PROBLEM >> In the listing, locate the line containing "Clone this diagram in SVG.", then quote it and all following lines exactly. Omit pictures.

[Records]
════════════════════

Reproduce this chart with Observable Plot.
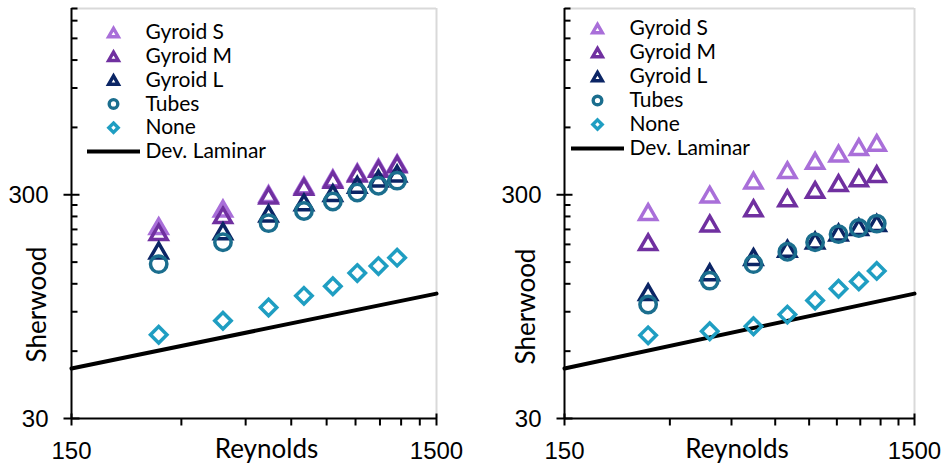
<!DOCTYPE html>
<html>
<head>
<meta charset="utf-8">
<script src="https://cdn.jsdelivr.net/npm/d3@7"></script>
<script src="https://cdn.jsdelivr.net/npm/@observablehq/plot@0.6"></script>
<style>
  body { margin: 0; background: #fff; }
  #wrap { display: flex; width: 948px; height: 464px; }
  #wrap svg { display: block; }
</style>
</head>
<body>
<div id="wrap"></div>
<script>
// Reynolds numbers of the measurement points (shared by both panels)
const reynolds = [260, 390, 520, 650, 780, 910, 1040, 1170];

// Series definitions
const seriesNames = ["Gyroid S", "Gyroid M", "Gyroid L", "Tubes", "None"];
const seriesColors = ["#a96fd9", "#7030a0", "#0b2565", "#1b6e8e", "#1f9ec2"];
const seriesSymbols = ["triangle", "triangle", "triangle", "circle", "diamond2"];

// Left panel: Sherwood numbers
const leftGyroidS = [217, 260, 302, 330, 355, 378, 397, 415];
const leftGyroidM = [204, 243, 297, 325, 350, 373, 391, 410];
const leftGyroidL = [169, 206, 247, 277, 305, 332, 354, 373];
const leftTubes   = [147, 184, 224, 254, 280, 307, 329, 347];
const leftNone    = [71, 82, 94, 106, 117, 134, 144, 157];

// Right panel: Sherwood numbers
const rightGyroidS = [251, 300, 347, 386, 425, 458, 490, 511];
const rightGyroidM = [184, 223, 261, 289, 315, 338, 355, 371];
const rightGyroidL = [110, 135, 158, 172, 187, 203, 215, 224];
const rightTubes   = [97, 124, 147, 167, 184, 200, 213, 223];
const rightNone    = [70.6, 73.6, 77.5, 87.4, 101, 114, 123, 137];

// Developing laminar flow correlation
const laminarName = "Dev. Laminar";
const laminarRe = [150, 1500];
const laminarSh = [50.2, 108.5];

// Axes
const xDomain = [150, 1500];
const yDomain = [30, 2040];
const xTickLabels = [150, 1500];
const xMinorTicks = [300, 450, 600, 750, 900, 1050, 1200, 1350];
const yTickLabels = [30, 300];
const yMinorTicks = [60, 90, 120, 150, 180, 210, 240, 270, 600, 900, 1200, 1500, 1800, 2040];
const xLabel = "Reynolds";
const yLabel = "Sherwood";

const labelFont = "Lato, 'Noto Sans', sans-serif";
const tickFont = "'Liberation Sans', Arial, sans-serif";

// Short straight segments used as custom symbols for ticks and the legend line
const hSeg = (a, b) => ({ draw(ctx) { ctx.moveTo(a, 0); ctx.lineTo(b, 0); } });
const vSeg = (a, b) => ({ draw(ctx) { ctx.moveTo(0, a); ctx.lineTo(0, b); } });

const markerR = { triangle: 6.3, circle: 8.2, diamond2: 7.4 };
const legendR = { triangle: 3.6, circle: 4.3, diamond2: 4.2 };

function panel(values, cfg) {
  const laminar = laminarRe.map((re, i) => ({ re, sh: laminarSh[i] }));
  const marks = [
    // light frame on the top and right
    Plot.ruleY([yDomain[1]], { stroke: "#d9d9d9", strokeWidth: 2 }),
    Plot.ruleX([xDomain[1]], { stroke: "#d9d9d9", strokeWidth: 2 }),
    // correlation line
    Plot.line(laminar, { x: "re", y: "sh", stroke: "black", strokeWidth: 4 })
  ];
  // measured series
  seriesNames.forEach((name, i) => {
    const sym = seriesSymbols[i];
    const r = markerR[sym];
    marks.push(Plot.dot(values[i].map((sh, j) => ({ re: reynolds[j], sh })), {
      x: "re", y: "sh", symbol: sym, r, fill: "none",
      stroke: seriesColors[i], strokeWidth: 3.5,
      dy: sym === "triangle" ? 0.389 * r : 0
    }));
  });
  // axis lines
  marks.push(
    Plot.ruleX([xDomain[0]], { stroke: "black", strokeWidth: 2 }),
    Plot.ruleY([yDomain[0]], { stroke: "black", strokeWidth: 2 }),
    // y ticks
    Plot.dot(yTickLabels, { x: () => xDomain[0], y: d => d, symbol: hSeg(-8, 8), stroke: "black", strokeWidth: 2, fill: "none" }),
    Plot.dot(yMinorTicks, { x: () => xDomain[0], y: d => d, symbol: hSeg(0, 6), stroke: "black", strokeWidth: 2, fill: "none" }),
    // x ticks
    Plot.dot(xTickLabels, { x: d => d, y: () => yDomain[0], symbol: vSeg(-5, 7), stroke: "black", strokeWidth: 2, fill: "none" }),
    Plot.dot(xMinorTicks, { x: d => d, y: () => yDomain[0], symbol: vSeg(0, 7), stroke: "black", strokeWidth: 2, fill: "none" }),
    // tick labels
    Plot.text(yTickLabels, { x: () => xDomain[0], y: d => d, text: d => String(d), textAnchor: "end", lineAnchor: "middle", dx: -23, dy: 1, fontSize: 24, fontFamily: tickFont, fill: "black" }),
    Plot.text(xTickLabels, { x: d => d, y: () => yDomain[0], text: d => String(d), textAnchor: "middle", lineAnchor: "middle", dy: 33, fontSize: 24, fontFamily: tickFont, fill: "black" }),
    // axis titles
    Plot.text([xLabel], { frameAnchor: "bottom", text: d => d, textAnchor: "middle", lineAnchor: "middle", dx: cfg.xLabelDx, dy: 31, fontSize: 26, fontFamily: labelFont, fill: "black" }),
    Plot.text([yLabel], { frameAnchor: "left", text: d => d, rotate: -90, textAnchor: "middle", lineAnchor: "middle", dx: cfg.yLabelDx, dy: cfg.yLabelDy, fontSize: 26, fontFamily: labelFont, fill: "black" })
  );
  // legend
  seriesNames.forEach((name, i) => {
    const sym = seriesSymbols[i];
    const r = legendR[sym];
    const rowY = cfg.legendTop + i * cfg.legendStep;
    marks.push(
      Plot.dot([name], { frameAnchor: "top-left", symbol: sym, r, fill: "none", stroke: seriesColors[i], strokeWidth: 3.4,
        dx: cfg.legendMarkX, dy: rowY + (sym === "triangle" ? 0.389 * r : 0) }),
      Plot.text([name], { frameAnchor: "top-left", text: d => d, textAnchor: "start", lineAnchor: "middle", dx: cfg.legendTextX, dy: rowY, fontSize: 21, fontFamily: labelFont, fill: "black" })
    );
  });
  const lineRow = cfg.legendTop + seriesNames.length * cfg.legendStep;
  marks.push(
    Plot.dot([laminarName], { frameAnchor: "top-left", symbol: hSeg(-26.5, 26.5), stroke: "black", strokeWidth: 4, fill: "none", dx: cfg.legendMarkX, dy: lineRow }),
    Plot.text([laminarName], { frameAnchor: "top-left", text: d => d, textAnchor: "start", lineAnchor: "middle", dx: cfg.legendTextX, dy: lineRow, fontSize: 21, fontFamily: labelFont, fill: "black" })
  );

  return Plot.plot({
    width: 474,
    height: 464,
    marginLeft: cfg.marginLeft,
    marginRight: cfg.marginRight,
    marginTop: 8,
    marginBottom: 46,
    x: { type: "log", domain: xDomain, axis: null },
    y: { type: "log", domain: yDomain, axis: null },
    style: { background: "white", overflow: "visible" },
    marks
  });
}

const wrap = document.getElementById("wrap");
wrap.append(
  panel([leftGyroidS, leftGyroidM, leftGyroidL, leftTubes, leftNone], {
    marginLeft: 71, marginRight: 38,
    xLabelDx: 12.5, yLabelDx: -34, yLabelDy: 91,
    legendMarkX: 42, legendTextX: 74, legendTop: 24, legendStep: 23.8
  }),
  panel([rightGyroidS, rightGyroidM, rightGyroidL, rightTubes, rightNone], {
    marginLeft: 90, marginRight: 34,
    xLabelDx: -2.5, yLabelDx: -38, yLabelDy: 93,
    legendMarkX: 33, legendTextX: 65, legendTop: 20, legendStep: 24
  })
);
</script>
</body>
</html>
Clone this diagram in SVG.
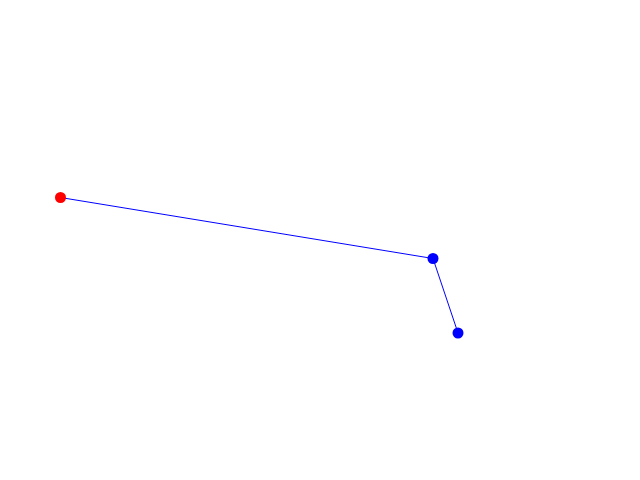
<svg xmlns="http://www.w3.org/2000/svg" width="640" height="480" viewBox="0 0 640 480">
<style>
.edge{stroke:#0000ff;stroke-width:1;fill:none}
.blue{fill:#0000ff}
.red{fill:#ff0000}
</style>
<rect width="640" height="480" fill="#ffffff"/>
<g id="connectors">
<polyline class="edge" points="60.5,197.5 433,258.5 458,333"/>
</g>
<g id="n0"><circle class="red" cx="60.5" cy="197.5" r="5.5"/></g>
<g id="n1"><circle class="blue" cx="433" cy="258.5" r="5.5"/></g>
<g id="n2"><circle class="blue" cx="458" cy="333" r="5.5"/></g>
</svg>
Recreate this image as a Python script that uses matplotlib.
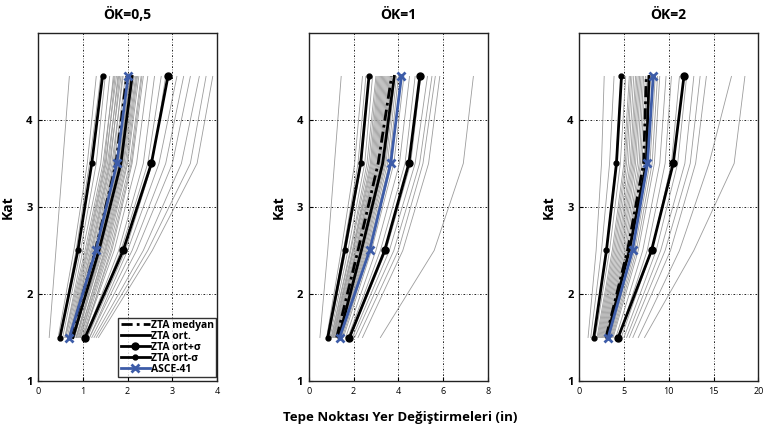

════════════════════

EXPECTED OUTPUT >>
Clone this diagram in SVG.
<svg xmlns="http://www.w3.org/2000/svg" width="640" height="480" viewBox="0 0 640 480">
<style>
.edge{stroke:#0000ff;stroke-width:1;fill:none}
.blue{fill:#0000ff}
.red{fill:#ff0000}
</style>
<rect width="640" height="480" fill="#ffffff"/>
<g id="connectors">
<polyline class="edge" points="60.5,197.5 433,258.5 458,333"/>
</g>
<g id="n0"><circle class="red" cx="60.5" cy="197.5" r="5.5"/></g>
<g id="n1"><circle class="blue" cx="433" cy="258.5" r="5.5"/></g>
<g id="n2"><circle class="blue" cx="458" cy="333" r="5.5"/></g>
</svg>
Recreate this image as a Python script that uses matplotlib.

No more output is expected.